Thursday 2 April 2015

Okay?

Pain in my chest, pounding in my heart and mess in my head. Well, it's not just my head that's a mess. I officially declare that I am a mess after a year of bliss. I am so messed up that I don't even know what to write anymore. All I've been doing the past twenty four hours is break down and cry. I feel so guilty somehow talking about my own feelings and I immediately regret because I feel just so annoying and pathetic. I cried, screamed and broken down, but I still try putting on a fake smile. "Am I really okay?" Well I am acting like I am okay and I don't want anyone to interrupt my performance. Friendly reminder by the way guys, people in psychology school are taught that anger is a secondary emotion.
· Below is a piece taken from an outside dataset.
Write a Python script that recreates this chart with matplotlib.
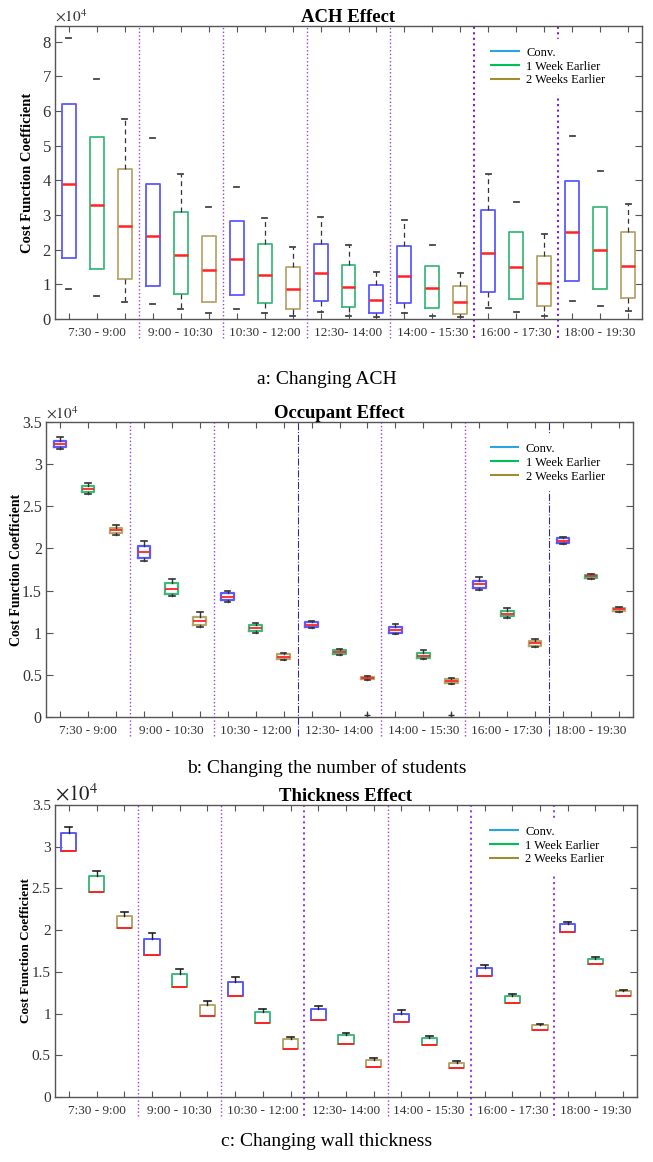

So the next time you make someone mad, remember that it's because they were originally hurt or upset. No one has the slightest idea how much pain runs through my veins. Nobody please ever come into my life and start to matter and become an important part of it and then just walk away leaving nothing but a hole in my chest. I wanted to scream, I wanted to burst in tears, I wanted to get drunk and kill myself, but all I could do was stare at the wall in silence.

Life is like a piano I suppose; white keys represents joy, black shows sadness. As you go through life, remember that the black keys make music too.

"You kissed her in the rain out in the storm and you didn't realize that the rain was my tears and the thunder was my heart breaking."